### SUPPLIED MATERIAL
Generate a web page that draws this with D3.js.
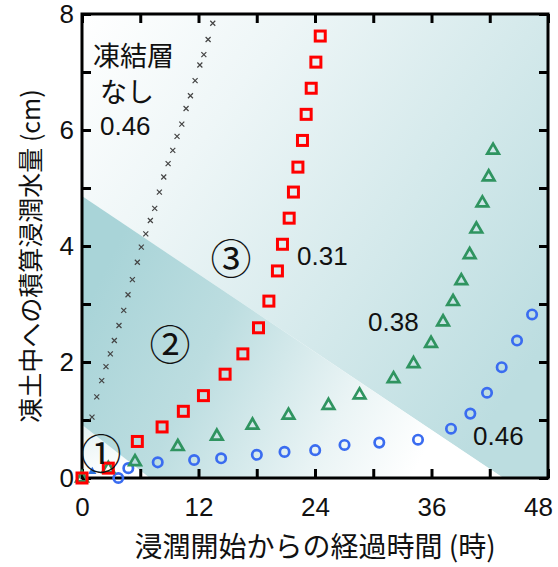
<!DOCTYPE html>
<html>
<head>
<meta charset="utf-8">
<script src="https://cdn.jsdelivr.net/npm/d3@7"></script>
<style>
  body { margin: 0; background: #fff; }
  text { fill: #111; }
</style>
</head>
<body>
<div id="chart"></div>
<script>
// --- data (hours since start of infiltration, cumulative infiltration cm) ---
const xTicks = [0, 6, 12, 18, 24, 30, 36, 42, 48];
const xLabels = [0, 12, 24, 36, 48];
const yTicks = [0, 1, 2, 3, 4, 5, 6, 7, 8];
const yLabels = [0, 2, 4, 6, 8];

// no frozen layer, 0.46
const noFrostHours = [1.03, 1.52, 2.03, 2.47, 2.92, 3.33, 3.81, 4.30, 4.74, 5.19, 5.70, 6.11, 6.57, 7.04, 7.49, 7.97, 8.42, 8.87, 9.35, 9.79, 10.28, 10.72, 11.17, 11.65, 12.14, 12.55, 12.99, 13.47];
const noFrostWater = [1.05, 1.40, 1.68, 1.92, 2.14, 2.37, 2.63, 2.89, 3.16, 3.42, 3.72, 3.98, 4.21, 4.44, 4.65, 4.93, 5.19, 5.42, 5.65, 5.89, 6.10, 6.37, 6.59, 6.85, 7.12, 7.30, 7.56, 7.84];

// 0.31 (red squares)
const s031Hours = [0, 2.71, 5.70, 8.25, 10.44, 12.51, 14.74, 16.57, 18.18, 19.25, 20.13, 20.65, 21.34, 21.78, 22.24, 22.71, 23.09, 23.61, 24.09, 24.54];
const s031Water = [0, 0.17, 0.63, 0.88, 1.15, 1.42, 1.79, 2.14, 2.59, 3.05, 3.57, 4.03, 4.48, 4.93, 5.36, 5.82, 6.27, 6.72, 7.17, 7.62];

// 0.38 (green triangles)
const s038Hours = [0, 2.71, 5.46, 9.87, 13.89, 17.56, 21.27, 25.39, 28.59, 32.09, 34.15, 35.95, 37.19, 38.22, 39.07, 39.93, 40.62, 41.24, 41.89, 42.34];
const s038Water = [0, 0.16, 0.28, 0.54, 0.72, 0.91, 1.08, 1.25, 1.43, 1.71, 1.97, 2.32, 2.69, 3.04, 3.40, 3.85, 4.29, 4.74, 5.19, 5.65];

// 0.46 (blue circles)
const s046Hours = [3.74, 4.77, 7.80, 11.55, 14.33, 18.01, 20.86, 24.02, 27.04, 30.62, 34.61, 38.01, 40.00, 41.72, 43.23, 44.81, 46.36];
const s046Water = [0, 0.17, 0.27, 0.31, 0.34, 0.40, 0.45, 0.48, 0.57, 0.61, 0.66, 0.85, 1.11, 1.47, 1.91, 2.37, 2.82];

// small filled marker near origin
const extraHours = [1.06];
const extraWater = [0.11];

// region boundaries (hours, cm)
const boundary2 = [[0, 4.86], [43.4, 0]];
const boundary1 = [[0, 0.92], [7.0, 0]];

const zip = (hs, ws) => hs.map((h, i) => ({ h: h, w: ws[i] }));

const W = 558, H = 567;
const margin = { top: 14, right: 10, bottom: 89, left: 82 };
const width = W - margin.left - margin.right;
const height = H - margin.top - margin.bottom;

const svg = d3.select('#chart').append('svg')
  .attr('width', W)
  .attr('height', H);

const defs = svg.append('defs');

const g = svg.append('g')
  .attr('transform', `translate(${margin.left},${margin.top})`);

const x = d3.scaleLinear().domain([0, 48]).range([0, width]);
const y = d3.scaleLinear().domain([0, 8]).range([height, 0]);

// --- fondos ---
const grad3 = defs.append('linearGradient')
  .attr('id', 'g3').attr('gradientUnits', 'userSpaceOnUse')
  .attr('x1', 0).attr('y1', 0).attr('x2', width).attr('y2', height * 0.7);
grad3.append('stop').attr('offset', 0).attr('stop-color', '#ffffff');
grad3.append('stop').attr('offset', 0.3).attr('stop-color', '#eef6f7');
grad3.append('stop').attr('offset', 1).attr('stop-color', '#bcdde0');

const grad2 = defs.append('linearGradient')
  .attr('id', 'g2').attr('gradientUnits', 'userSpaceOnUse')
  .attr('x1', 0).attr('y1', y(2.8)).attr('x2', x(34)).attr('y2', height);
grad2.append('stop').attr('offset', 0).attr('stop-color', '#a9d4d8');
grad2.append('stop').attr('offset', 0.35).attr('stop-color', '#bcdde0');
grad2.append('stop').attr('offset', 0.75).attr('stop-color', '#eaf4f5');
grad2.append('stop').attr('offset', 1).attr('stop-color', '#ffffff');

const grad1 = defs.append('linearGradient')
  .attr('id', 'g1').attr('gradientUnits', 'userSpaceOnUse')
  .attr('x1', 0).attr('y1', y(0.9)).attr('x2', x(2)).attr('y2', height);
grad1.append('stop').attr('offset', 0).attr('stop-color', '#e4f1f2');
grad1.append('stop').attr('offset', 1).attr('stop-color', '#ffffff');

const line = d3.line().x(d => x(d[0])).y(d => y(d[1]));

g.append('path')
  .attr('d', line([[0, 8], [48, 8], [48, 0], boundary2[1], boundary2[0]]) + 'Z')
  .attr('fill', 'url(#g3)');
g.append('path')
  .attr('d', line([boundary2[0], boundary2[1], [0, 0]]) + 'Z')
  .attr('fill', 'url(#g2)');
g.append('path')
  .attr('d', line([boundary1[0], boundary1[1], [0, 0]]) + 'Z')
  .attr('fill', 'url(#g1)');

// --- ejes ---
const fmtX = d => xLabels.includes(d) ? d : '';
const fmtY = d => yLabels.includes(d) ? d : '';

function styleAxis(sel) {
  sel.select('.domain').remove();
  sel.selectAll('.tick line').attr('stroke', '#000').attr('stroke-width', 3);
  sel.selectAll('.tick text')
    .attr('font-family', 'Liberation Sans, Arial, sans-serif')
    .attr('font-size', 26)
    .style('fill', '#111');
}

const xAxisG = g.append('g')
  .attr('transform', `translate(0,${height})`)
  .call(d3.axisBottom(x).tickValues(xTicks).tickFormat(fmtX).tickSize(-9).tickPadding(20))
  .call(styleAxis);
// el 48 queda un poco a la izquierda como en el original
xAxisG.selectAll('.tick text').filter(d => d === 48).attr('dx', -10);

g.append('g')
  .call(d3.axisTop(x).tickValues(xTicks).tickFormat('').tickSize(-9))
  .call(styleAxis);
g.append('g')
  .call(d3.axisLeft(y).tickValues(yTicks).tickFormat(fmtY).tickSize(-9).tickPadding(8))
  .call(styleAxis);
g.append('g')
  .attr('transform', `translate(${width},0)`)
  .call(d3.axisRight(y).tickValues(yTicks).tickFormat('').tickSize(-9))
  .call(styleAxis);

g.selectAll('.tick text').filter(function() { return this.textContent === ''; }).remove();

g.append('rect')
  .attr('width', width).attr('height', height)
  .attr('fill', 'none').attr('stroke', '#000').attr('stroke-width', 3);

// --- series ---
const marks = g.append('g');

marks.selectAll('.nofrost')
  .data(zip(noFrostHours, noFrostWater))
  .join('path')
  .attr('class', 'nofrost')
  .attr('transform', d => `translate(${x(d.h)},${y(d.w)})`)
  .attr('d', 'M-2.5,-2.5L2.5,2.5M-2.5,2.5L2.5,-2.5')
  .attr('stroke', '#444')
  .attr('stroke-width', 1.2)
  .attr('fill', 'none');

marks.selectAll('.extra')
  .data(zip(extraHours, extraWater))
  .join('path')
  .attr('class', 'extra')
  .attr('transform', d => `translate(${x(d.h)},${y(d.w)})`)
  .attr('d', d3.symbol(d3.symbolTriangle, 30))
  .attr('fill', '#2a6fdb');

marks.selectAll('.s046')
  .data(zip(s046Hours, s046Water))
  .join('circle')
  .attr('class', 's046')
  .attr('cx', d => x(d.h))
  .attr('cy', d => y(d.w))
  .attr('r', 4.7)
  .attr('fill', 'none')
  .attr('stroke', '#3a6cf0')
  .attr('stroke-width', 2.7);

marks.selectAll('.s038')
  .data(zip(s038Hours, s038Water))
  .join('path')
  .attr('class', 's038')
  .attr('transform', d => `translate(${x(d.h)},${y(d.w)})`)
  .attr('d', d3.symbol(d3.symbolTriangle, 58))
  .attr('fill', 'none')
  .attr('stroke', '#2f9460')
  .attr('stroke-width', 2.7);

marks.selectAll('.s031')
  .data(zip(s031Hours, s031Water))
  .join('rect')
  .attr('class', 's031')
  .attr('x', d => x(d.h) - 5)
  .attr('y', d => y(d.w) - 5)
  .attr('width', 10)
  .attr('height', 10)
  .attr('fill', 'none')
  .attr('stroke', '#ff0000')
  .attr('stroke-width', 3);

// --- anotaciones ---
const jp = '"Noto Sans CJK JP", sans-serif';
const num = 'Liberation Sans, Arial, sans-serif';
const notes = [
  { t: '凍結層', h: 1.13, w: 7.1, f: jp, s: 27, a: 'start' },
  { t: 'なし', h: 1.85, w: 6.48, f: jp, s: 27, a: 'start' },
  { t: '0.46', h: 1.85, w: 5.91, f: num, s: 26, a: 'start' },
  { t: '0.31', h: 22.15, w: 3.67, f: num, s: 26, a: 'start' },
  { t: '0.38', h: 29.46, w: 2.53, f: num, s: 26, a: 'start' },
  { t: '0.46', h: 40.28, w: 0.57, f: num, s: 26, a: 'start' },
  { t: '③', h: 15.35, w: 3.83, f: jp, s: 41, a: 'middle', c: true },
  { t: '②', h: 9.06, w: 2.34, f: jp, s: 41, a: 'middle', c: true },
  { t: '①', h: 1.96, w: 0.47, f: jp, s: 41, a: 'middle', c: true }
];

g.selectAll('.note')
  .data(notes)
  .join('text')
  .attr('class', 'note')
  .attr('x', d => x(d.h))
  .attr('y', d => y(d.w))
  .attr('text-anchor', d => d.a)
  .attr('dominant-baseline', d => d.c ? 'central' : null)
  .attr('font-family', d => d.f)
  .attr('font-size', d => d.s)
  .text(d => d.t);

// --- títulos de ejes ---
svg.append('text')
  .attr('x', 315)
  .attr('y', 557)
  .attr('text-anchor', 'middle')
  .attr('font-family', jp)
  .attr('font-size', 28)
  .text('浸潤開始からの経過時間 (時)');

svg.append('text')
  .attr('transform', `translate(40,${256}) rotate(-90)`)
  .attr('text-anchor', 'middle')
  .attr('font-family', jp)
  .attr('font-size', 25)
  .text('凍土中への積算浸潤水量 (cm)');
</script>
</body>
</html>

### WHAT TO PRODUCE
Return only the lines from the start of the data through the line that contains "7.30, 7.56, 7.84];", please, copying them exactly and omitting all pictures.

### THE REPLY
Generate a web page that draws this with D3.js.
<!DOCTYPE html>
<html>
<head>
<meta charset="utf-8">
<script src="https://cdn.jsdelivr.net/npm/d3@7"></script>
<style>
  body { margin: 0; background: #fff; }
  text { fill: #111; }
</style>
</head>
<body>
<div id="chart"></div>
<script>
// --- data (hours since start of infiltration, cumulative infiltration cm) ---
const xTicks = [0, 6, 12, 18, 24, 30, 36, 42, 48];
const xLabels = [0, 12, 24, 36, 48];
const yTicks = [0, 1, 2, 3, 4, 5, 6, 7, 8];
const yLabels = [0, 2, 4, 6, 8];

// no frozen layer, 0.46
const noFrostHours = [1.03, 1.52, 2.03, 2.47, 2.92, 3.33, 3.81, 4.30, 4.74, 5.19, 5.70, 6.11, 6.57, 7.04, 7.49, 7.97, 8.42, 8.87, 9.35, 9.79, 10.28, 10.72, 11.17, 11.65, 12.14, 12.55, 12.99, 13.47];
const noFrostWater = [1.05, 1.40, 1.68, 1.92, 2.14, 2.37, 2.63, 2.89, 3.16, 3.42, 3.72, 3.98, 4.21, 4.44, 4.65, 4.93, 5.19, 5.42, 5.65, 5.89, 6.10, 6.37, 6.59, 6.85, 7.12, 7.30, 7.56, 7.84];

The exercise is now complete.